The city of Orlando, Florida, is known as a sprawling metropolis of seemingly ever-expanding and never-ending attractions, but there are many parks, forests, and wildlife refuges that allow thousands of native animals to call “The City Beautiful” home. To point you in the right direction for viewing birds and animals throughout O-Town, here we highlight where to find Orlando’s incredible wildlife.
The Tibet-Butler Preserve is a 440-acre area made up of cypress swamps, marshes, and pine woodlands that offers ample opportunity to see some of Orlando’s diverse wildlife. Several trails through the preserve and the areas around Lake Tibet-Butler are home to various native birds, deer, and gopher tortoises, while the butterfly garden offers a chance to see colorful butterflies.
One of the best places to see Orlando’s incredible wildlife is the Hal Scott Regional Preserve and Park, a more than 9,000-acre expanse of open prairie and flatwoods along the Econlockhatchee River. The Hal Scott Regional Preserve and Park is home to several iconic bird species, such as sandhill cranes, red-cockaded woodpeckers, and bald eages, as well as bobcats, gopher tortoises, and river otters.
If you simply can’t get away from the bustle of Orlando, you can still see some of amazing wildlife at Lake Eola Park. Aside from Lake Eola’s impressive population of resident swans (of which there are five different species) you’ll sometimes see ducks, rabbits, and raptors in the city’s downtown park.

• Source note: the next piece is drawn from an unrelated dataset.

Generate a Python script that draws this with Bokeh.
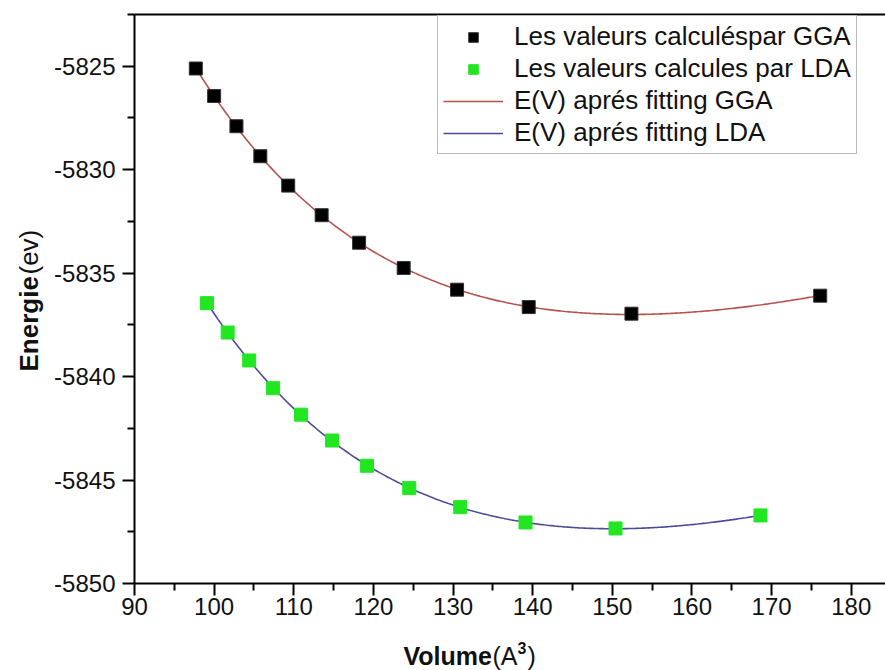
import numpy as np
from bokeh.plotting import figure
from bokeh.layouts import row, column
from bokeh.models import (Range1d, LinearAxis, Legend, LegendItem, Label,
                          FixedTicker)
from bokeh.embed import file_html
from bokeh.resources import INLINE

# Calculated total energies (eV) versus cell volume (A^3)
vol_gga = [97.7, 100.0, 102.8, 105.8, 109.3, 113.5, 118.2, 123.8, 130.5, 139.5, 152.4, 176.1]
e_gga = [-5825.11, -5826.44, -5827.90, -5829.35, -5830.77, -5832.20,
         -5833.53, -5834.75, -5835.80, -5836.64, -5836.96, -5836.09]

vol_lda = [99.1, 101.7, 104.4, 107.4, 110.9, 114.8, 119.2, 124.5, 130.9, 139.1, 150.4, 168.6]
e_lda = [-5836.45, -5837.87, -5839.22, -5840.56, -5841.84, -5843.09,
         -5844.31, -5845.39, -5846.31, -5847.05, -5847.34, -5846.71]

x_ticks = [90, 100, 110, 120, 130, 140, 150, 160, 170, 180]
y_ticks = [-5850, -5845, -5840, -5835, -5830, -5825]

FONT = "Liberation Sans"
TEXT = "#111111"

W, H = 885, 670
LEFT_W = 50      # strip holding the vertical axis title
BOTTOM_H = 40    # strip holding the horizontal axis title
FRAME_LEFT, FRAME_TOP, FRAME_BOTTOM = 134, 14, 583


def birch_murnaghan_fit(v, e, n=300):
    """Third-order Birch-Murnaghan E(V): a cubic in V^(-2/3)."""
    v = np.asarray(v, float)
    coef = np.polyfit(v ** (-2.0 / 3.0), np.asarray(e, float), 3)
    vv = np.linspace(v.min(), v.max(), n)
    return vv, np.polyval(coef, vv ** (-2.0 / 3.0))


fit_v_gga, fit_e_gga = birch_murnaghan_fit(vol_gga, e_gga)
fit_v_lda, fit_e_lda = birch_murnaghan_fit(vol_lda, e_lda)

p = figure(width=W - LEFT_W, height=H - BOTTOM_H, output_backend="svg",
           toolbar_location=None,
           x_range=Range1d(90, 184.3), y_range=Range1d(-5850, -5822.5),
           min_border_left=FRAME_LEFT - LEFT_W, min_border_right=0,
           min_border_top=FRAME_TOP,
           min_border_bottom=(H - BOTTOM_H) - FRAME_BOTTOM,
           background_fill_color="white", border_fill_color="white")
p.outline_line_color = None
p.xgrid.visible = False
p.ygrid.visible = False

for ax in (p.xaxis[0], p.yaxis[0]):
    ax.axis_line_width = 2
    ax.axis_line_color = "black"
    ax.major_tick_line_width = 2
    ax.minor_tick_line_width = 2
    ax.major_tick_in = 0
    ax.major_tick_out = 12
    ax.minor_tick_in = 0
    ax.minor_tick_out = 7
    ax.major_label_text_font = FONT
    ax.major_label_text_font_size = "24px"
    ax.major_label_text_color = TEXT

p.xaxis[0].ticker = FixedTicker(ticks=x_ticks, minor_ticks=[t + 5 for t in x_ticks])
p.yaxis[0].ticker = FixedTicker(ticks=y_ticks, minor_ticks=[t + 2.5 for t in y_ticks])
p.yaxis[0].major_label_overrides = {t: str(t) for t in y_ticks}
p.xaxis[0].major_label_standoff = 2
p.yaxis[0].major_label_standoff = 7

# plain line along the top of the frame
top = LinearAxis(axis_line_width=2, axis_line_color="black",
                 major_tick_line_color=None, minor_tick_line_color=None,
                 major_label_text_font_size="0px")
p.add_layout(top, "above")

r_fit_gga = p.line(fit_v_gga, fit_e_gga, line_color="#b5524c", line_width=1.6)
r_fit_lda = p.line(fit_v_lda, fit_e_lda, line_color="#4b4b9b", line_width=1.6)
r_gga = p.scatter(vol_gga, e_gga, marker="square", size=13,
                  fill_color="black", line_color="#333333", line_width=1)
r_lda = p.scatter(vol_lda, e_lda, marker="square", size=13,
                  fill_color="#22e622", line_color="#22e622", line_width=1)

legend = Legend(items=[
    LegendItem(label="Les valeurs calculéspar GGA", renderers=[r_gga]),
    LegendItem(label="Les valeurs calcules par LDA", renderers=[r_lda]),
    LegendItem(label="E(V) aprés fitting GGA", renderers=[r_fit_gga]),
    LegendItem(label="E(V) aprés fitting LDA", renderers=[r_fit_lda]),
], location=(303, 429))
legend.label_text_font = FONT
legend.label_text_font_size = "26px"
legend.label_text_color = TEXT
legend.label_height = 24
legend.glyph_height = 24
legend.glyph_width = 60
legend.label_standoff = 11
legend.spacing = 1
legend.padding = 5
legend.margin = 0
legend.border_line_color = "#777777"
legend.border_line_width = 1.5
legend.background_fill_color = "white"
legend.background_fill_alpha = 1
p.add_layout(legend, "center")


def strip(width, height):
    """Blank figure whose frame fills its canvas, used to hold axis titles."""
    s = figure(width=width, height=height, output_backend="svg",
               toolbar_location=None, x_axis_type=None, y_axis_type=None,
               x_range=Range1d(0, width), y_range=Range1d(0, height),
               min_border=0, background_fill_color="white",
               border_fill_color="white")
    s.outline_line_color = None
    return s


lab = dict(x_units="canvas", y_units="canvas", text_font=FONT,
           text_color=TEXT, text_baseline="middle")

# vertical title: "Energie" in bold followed by "(ev)"
ytitle = strip(LEFT_W, H - BOTTOM_H)
ytitle.add_layout(Label(text="Energie", text_font_style="bold",
                        text_font_size="26px", angle=np.pi / 2,
                        x=28, y=371, **lab))
ytitle.add_layout(Label(text="(ev)", text_font_size="26px", angle=np.pi / 2,
                        x=28, y=274, **lab))

# horizontal title: bold "Volume", then "(A", a bold superscript 3 and ")"
xtitle = strip(W, BOTTOM_H)
base = 655 - (H - BOTTOM_H)
xtitle.add_layout(Label(text="Volume", text_font_style="bold",
                        text_font_size="25px", x=403, y=base, **lab))
xtitle.add_layout(Label(text="(A", text_font_size="25px",
                        x=492, y=base, **lab))
xtitle.add_layout(Label(text="3", text_font_style="bold",
                        text_font_size="16px", x=517, y=base - 8, **lab))
xtitle.add_layout(Label(text=")", text_font_size="25px",
                        x=527, y=base, **lab))

layout = column(row(ytitle, p, spacing=0), xtitle, spacing=0)

open("out.html", "w").write(file_html(layout, INLINE))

A great way to see some of Florida’s most iconic wildlife species is by visiting Gatorland, a 110-acre wildlife preserve and theme park known as the “Alligator Capital of the World” that’s home to thousands of reptiles, including alligators, crocodiles, snakes, lizards, and the world’s biggest collection of rare leucistic (white) alligators. A 10-acre rookery also serves as a temporary or permanent home for dozens of bird species, such as herons, egrets, wood storks, and others, and the free-flight aviary and petting zoo offer opportunities to get a bit closer to the wildlife species of Gatorland in Orlando.
A great place for seeing central Florida’s incredible wildlife is the Orlando Wetlands Park, open every day of the year from dawn until dusk. More than 30 species of birds and animals listed on the Florida Wildlife Conservation Commission’s Threatened and Endangered Wildlife list call the Orlando Wetlands home, visitors often see white-tailed deer, bobcats, and river otters from the trails and roads. Bald eagles, red-shouldered hawks, turkey vultures, and limpkins can be seen year-round, while wading birds and waterfowl, such as blue and green-winged teals, white ibis, wood storks, and American coots appear during winter in the marshes of the wetlands.
Named after a 200-year-old live oak tree that survived a remarkable split down its middle, Split Oak Forest is a 2,000-acre area of undeveloped wetlands and pastures with several hiking and horse-riding trails and two overlooks that offer ample opportunities to see dozens of wildlife species. Visitors often see deer, turkey, Sherman’s fox squirrels, gopher tortoises, sandhill cranes, woodpeckers, and other wildlife species while exploring Split Oak Forest.
The undeveloped north shore of Lake Apopka is a wonderful place to see Orlando’s incredible wildlife, such as racoons, coyotes, and bobcats, as well as turtles, river otters, and alligators. It’s one of the best birding areas in all of Florida, where you can regularly see hundreds of species such as egrets, herons, warblers, flycatchers, ospreys, peacocks, and cormorants.
Wekiwa Springs State Park is a 7,000-acre expanse of wilderness that surrounds the park’s namesake Wekiwa (or Wekiva) Springs, serving as a perfect home to some of Orlando’s native wildlife. Visitors can often catch glimpses of white-tail deer, Sherman’s fox squirrels, wild turkey, foxes, rabbits, oppossoms, racoons, and black bears anywhere throughout the state park.